I remember that Investors’ Business Daily recently opined that the fracking companies will now have positive free cash flow. Call me dubious
Call me worse than dubious. The cash flow situation gets worse over time, it can’t get better.
Well done. Hadn’t heard the term sink costs before, but it bears resemblance to the bland euphemisms externalities and collateral costs that account weakly for the complete cycle of consumption rather than just the profit-making early phases. It’s also characteristic of a style of vulture capitalism where companies set up shop, operate briefly, and get out before sink costs appear. That how Standard Oil (and others) gifted U.S. taxpayers with superfund sites. It’s also the way consultancies like Bain Capital and Trump’s various bankrupt companies (notably, construction projects) manage to get financing and exist for long enough to extract handsome profits before fleeing the scene and/or dissolving into bankruptcy. Writ large (precisely your point), this is what the entire project of industrial civilization has become, though the timeline is more protracted. We enjoy now the last years of the bounteous early phase before sink costs catch up with us, leaving whoever follows collapse a damaged ecosystem in far worse shape than when the age of oil commenced.
Xactly.
“…this is what the entire project of industrial civilization has become…”

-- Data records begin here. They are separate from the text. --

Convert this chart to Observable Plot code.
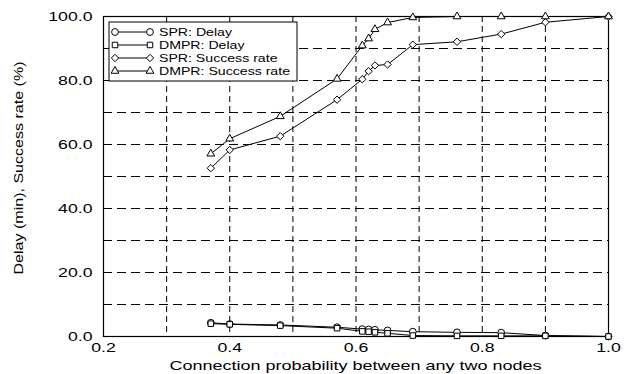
<!DOCTYPE html>
<html><head><meta charset="utf-8">
<script src="https://cdn.jsdelivr.net/npm/d3@7"></script>
<script src="https://cdn.jsdelivr.net/npm/@observablehq/plot@0.6"></script>
<style>body{margin:0;background:#fff;}svg{display:block;}</style>
</head><body><div id="chart"></div>
<script>
const xValues = [0.37, 0.40, 0.48, 0.57, 0.61, 0.62, 0.63, 0.65, 0.69, 0.76, 0.83, 0.90, 1.00];
const sprDelay = [4.3, 3.9, 3.6, 2.9, 2.3, 2.2, 2.1, 1.9, 1.5, 1.3, 1.2, 0.3, 0.0];
const dmprDelay = [4.0, 3.8, 3.4, 2.6, 1.6, 1.5, 1.3, 1.0, 0.3, 0.2, 0.2, 0.2, 0.0];
const sprSuccess = [52.6, 58.3, 62.6, 74.0, 80.4, 82.9, 84.7, 85.0, 91.2, 92.1, 94.5, 98.2, 100];
const dmprSuccess = [57.1, 61.8, 68.8, 80.5, 90.9, 93.1, 96.0, 98.1, 99.7, 100, 100, 100, 100];
const seriesNames = ["SPR: Delay", "DMPR: Delay", "SPR: Success rate", "DMPR: Success rate"];
const seriesSymbols = ["circle", "square", "diamond2", "triangle"];
const xTicks = [0.2, 0.4, 0.6, 0.8, 1.0];
const yTicks = [0, 20, 40, 60, 80, 100];
const xGrid = [0.3, 0.4, 0.5, 0.6, 0.7, 0.8, 0.9];
const yGrid = [10, 20, 30, 40, 50, 60, 70, 80, 90];
const xTitle = "Connection probability between any two nodes";
const yTitle = "Delay (min), Success rate (%)";

const seriesValues = [sprDelay, dmprDelay, sprSuccess, dmprSuccess];
const symbolSizes = [3.4, 3.1, 3.3, 2.9];
const data = [];
seriesValues.forEach((vals, i) => vals.forEach((v, j) => data.push({x: xValues[j], y: v, s: seriesNames[i]})));

const FONT = '"Liberation Sans", Arial, Helvetica, sans-serif';
const W = 626, H = 374;
const plot = Plot.plot({
  width: W, height: H,
  marginLeft: 103, marginRight: 18, marginTop: 16, marginBottom: 38,
  style: {fontFamily: FONT, fontSize: "13px", background: "#fff", color: "#000"},
  x: {domain: [0.2, 1.0]},
  y: {domain: [0, 100]},
  symbol: {domain: seriesNames, range: seriesSymbols},
  marks: [
    Plot.gridX(xGrid, {stroke: "#000", strokeOpacity: 1, strokeDasharray: "6,4", strokeWidth: 1}),
    Plot.gridY(yGrid, {stroke: "#000", strokeOpacity: 1, strokeDasharray: "9,5", strokeWidth: 1}),
    Plot.frame({stroke: "#000", strokeWidth: 1.2}),
    Plot.axisX(xTicks, {tickSize: 0, tickPadding: 6, tickFormat: d3.format(".1f"), fontSize: 13, label: null}),
    Plot.axisY(yTicks, {tickSize: 0, tickPadding: 11, tickFormat: d3.format(".1f"), fontSize: 13, label: null}),
    Plot.line(data, {x: "x", y: "y", z: "s", stroke: "#000", strokeWidth: 1}),
    ...seriesNames.map((name, i) =>
      Plot.dot(data.filter(d => d.s === name), {x: "x", y: "y", symbol: "s", r: symbolSizes[i], stroke: "#000", fill: "#fff", strokeWidth: 1}))
  ]
});
document.getElementById("chart").appendChild(plot);

const svg = d3.select(plot);
const stretch = (sel, factor) => sel.each(function() {
  const len = this.getComputedTextLength();
  this.setAttribute("textLength", (len * factor).toFixed(1));
  this.setAttribute("lengthAdjust", "spacingAndGlyphs");
});
// horizontally stretched tick labels, as in the reference
stretch(svg.selectAll("g[aria-label='x-axis tick label'] text, g[aria-label='y-axis tick label'] text"), 1.36);

const xs = plot.scale("x");
const xMid = (xs.range[0] + xs.range[1]) / 2;
svg.append("text").attr("x", xMid).attr("y", 370).attr("text-anchor", "middle")
  .attr("font-family", FONT).attr("font-size", 13).attr("fill", "#000").text(xTitle)
  .attr("textLength", 372).attr("lengthAdjust", "spacingAndGlyphs");
svg.append("text").attr("transform", "translate(23,168) rotate(-90)").attr("text-anchor", "middle")
  .attr("font-family", FONT).attr("font-size", 13).attr("fill", "#000").text(yTitle)
  .attr("textLength", 213).attr("lengthAdjust", "spacingAndGlyphs");

// legend inside plot (top-left)
const lg = svg.append("g").attr("transform", "translate(109,22)");
lg.append("rect").attr("width", 188).attr("height", 59).attr("fill", "#fff").attr("stroke", "#000").attr("stroke-width", 1);
const symTypes = {circle: d3.symbolCircle, square: d3.symbolSquare, diamond2: d3.symbolDiamond2, triangle: d3.symbolTriangle};
seriesNames.forEach((name, i) => {
  const yy = 10 + i * 13;
  const row = lg.append("g").attr("transform", `translate(0,${yy})`);
  row.append("line").attr("x1", 6).attr("x2", 41).attr("y1", 0).attr("y2", 0).attr("stroke", "#000");
  const sym = d3.symbol().type(symTypes[seriesSymbols[i]]).size(Math.PI * symbolSizes[i] * symbolSizes[i]);
  [6, 41].forEach(px => row.append("path").attr("d", sym()).attr("transform", `translate(${px},0)`).attr("fill", "#fff").attr("stroke", "#000"));
  row.append("text").attr("x", 50).attr("y", 0).attr("dy", "0.35em").attr("text-anchor", "start")
    .attr("font-family", FONT).attr("font-size", 11).attr("fill", "#000").text(name);
});
const lt = lg.selectAll("text");
const lastLen = lt.nodes()[3].getComputedTextLength();
stretch(lt, 131 / lastLen);
</script></body></html>
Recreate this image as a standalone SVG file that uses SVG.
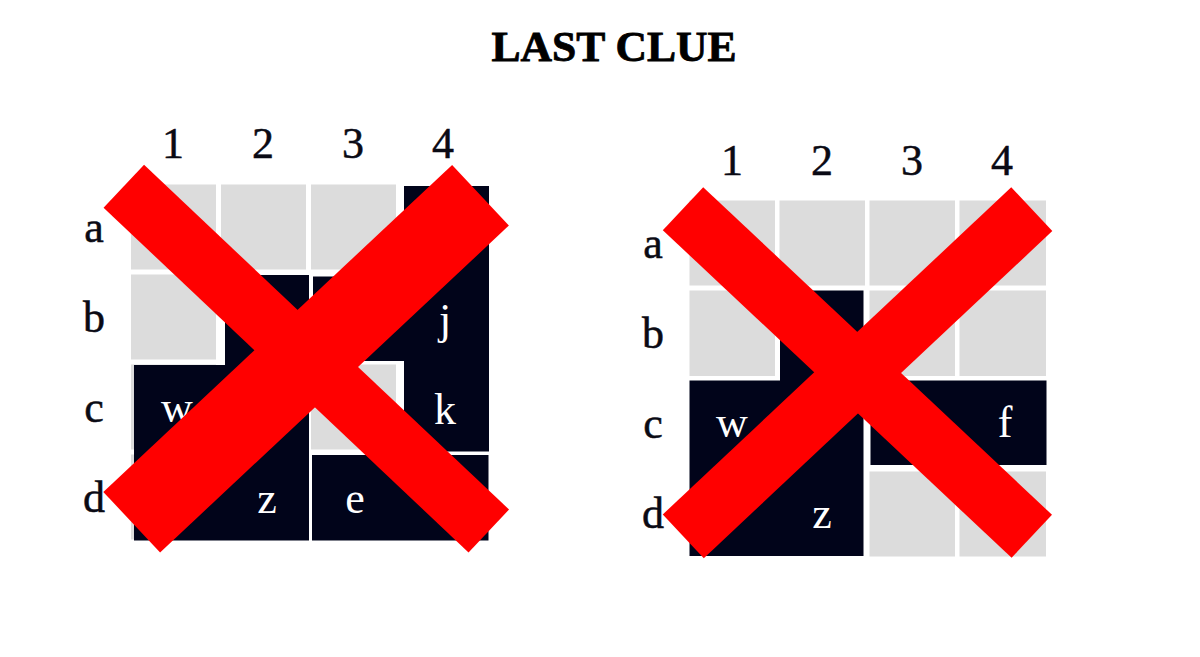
<svg xmlns="http://www.w3.org/2000/svg" width="1200" height="657" viewBox="0 0 1200 657">
<style>
.bg{fill:#ffffff}
.light{fill:#dcdcdc}
.dark{fill:#01041a}
.lbl{font-family:"Liberation Serif","Times New Roman",serif;font-size:44px;fill:#0a0a14;stroke:#0a0a14;stroke-width:0.5;text-anchor:middle}
.in{font-family:"Liberation Serif","Times New Roman",serif;font-size:44px;fill:#ffffff;text-anchor:middle}
.title{font-family:"Liberation Serif","Times New Roman",serif;font-size:43px;font-weight:bold;fill:#000000;stroke:#000000;stroke-width:0.8;text-anchor:middle}
.x{stroke:#ff0000;stroke-linecap:butt;fill:none}
</style>
<rect class="bg" x="0" y="0" width="1200" height="657"/>
<g id="title"><text class="title" x="614" y="61" textLength="245" lengthAdjust="spacingAndGlyphs">LAST CLUE</text></g>

<g id="left-grid">
  <g id="left-light">
    <rect class="light" x="131" y="184.5" width="85" height="85"/>
    <rect class="light" x="221" y="184.5" width="85" height="85"/>
    <rect class="light" x="311" y="184.5" width="85" height="85"/>
    <rect class="light" x="131" y="274.5" width="85" height="85"/>
    <rect class="light" x="131" y="364.5" width="85" height="85"/>
    <rect class="light" x="131" y="454.5" width="85" height="85"/>
    <rect class="light" x="311" y="364.5" width="85" height="85"/>
  </g>
  <g id="left-piece-j"><polygon class="dark" points="404,186 489,186 489,361 313,361 313,276.5 404,276.5"/><text class="in" x="445" y="334">j</text></g>
  <g id="left-piece-k"><rect class="dark" x="404" y="361" width="85" height="90.5"/><text class="in" x="445" y="424">k</text></g>
  <g id="left-piece-wz"><polygon class="dark" points="225,275 309,275 309,540.5 134,540.5 134,365 225,365"/><text class="in" x="177" y="422">w</text><text class="in" x="267" y="513">z</text></g>
  <g id="left-piece-e"><rect class="dark" x="312" y="455" width="176.5" height="85.5"/><text class="in" x="355" y="513">e</text></g>
  <g id="left-cols"><text class="lbl" x="173" y="158">1</text><text class="lbl" x="263" y="158">2</text><text class="lbl" x="353" y="158">3</text><text class="lbl" x="443" y="158">4</text></g>
  <g id="left-rows"><text class="lbl" x="94" y="242">a</text><text class="lbl" x="94" y="332">b</text><text class="lbl" x="94" y="422">c</text><text class="lbl" x="94" y="512">d</text></g>
</g>

<g id="right-grid">
  <g id="right-light">
    <rect class="light" x="689.5" y="200.5" width="85.5" height="85"/>
    <rect class="light" x="779.5" y="200.5" width="85.5" height="85"/>
    <rect class="light" x="869.5" y="200.5" width="85.5" height="85"/>
    <rect class="light" x="959.5" y="200.5" width="86.5" height="85"/>
    <rect class="light" x="689.5" y="290.5" width="85.5" height="85.5"/>
    <rect class="light" x="869.5" y="290.5" width="85.5" height="85.5"/>
    <rect class="light" x="959.5" y="290.5" width="86.5" height="85.5"/>
    <rect class="light" x="869.5" y="471.5" width="85.5" height="85"/>
    <rect class="light" x="959.5" y="471.5" width="86.5" height="85"/>
  </g>
  <g id="right-piece-wz"><polygon class="dark" points="780,290.5 863.5,290.5 863.5,556 689.5,556 689.5,380.5 780,380.5"/><text class="in" x="732" y="437">w</text><text class="in" x="822" y="528">z</text></g>
  <g id="right-piece-f"><rect class="dark" x="870.5" y="380.5" width="176" height="84.5"/><text class="in" x="1005" y="437">f</text></g>
  <g id="right-cols"><text class="lbl" x="732" y="175">1</text><text class="lbl" x="822" y="175">2</text><text class="lbl" x="912" y="175">3</text><text class="lbl" x="1002" y="175">4</text></g>
  <g id="right-rows"><text class="lbl" x="653" y="258">a</text><text class="lbl" x="653" y="348">b</text><text class="lbl" x="653" y="438">c</text><text class="lbl" x="653" y="528">d</text></g>
</g>

<g id="connectors">
  <line class="x" x1="123.8" y1="186.3" x2="488.8" y2="531" stroke-width="59"/>
  <line class="x" x1="480.5" y1="195.3" x2="131.7" y2="522.2" stroke-width="83"/>
  <line class="x" x1="683" y1="208.7" x2="1031.8" y2="536.3" stroke-width="59"/>
  <line class="x" x1="1031.8" y1="209.2" x2="683.3" y2="536.3" stroke-width="60"/>
</g>
</svg>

Incorrect, it’s what industrial, ahem, “civilization” has ALWAYS BEEN.
Mr. Lewis thank you for your stalwart preserverance in sounding the clarion call of our position on our home.
Also sink costs have been recognized as “cost shifting”. The entire era of Qauntitative Easing has been an era of criminal cost shifting. MAGA fer sure.
“…but the edge of the cliff toward which they — and we — are hurtling.”
Yes, indeed, and what we must also understand is there is no available remedy. Corporations are simply collections of individuals. The irresponsible behavior of these entities is merely a reflection of the irresponsible behavior of each of us. If we were not self centered, aquisitive and aggressive, we might be able to adjust, but that is not the case.
Thank you all for being out there, I know so few people who get the concept of you can’t keep using and by using polluting continuously and not have to pay for it sooner or later now being later, you all at this site keep me relatively sane, so thanks again.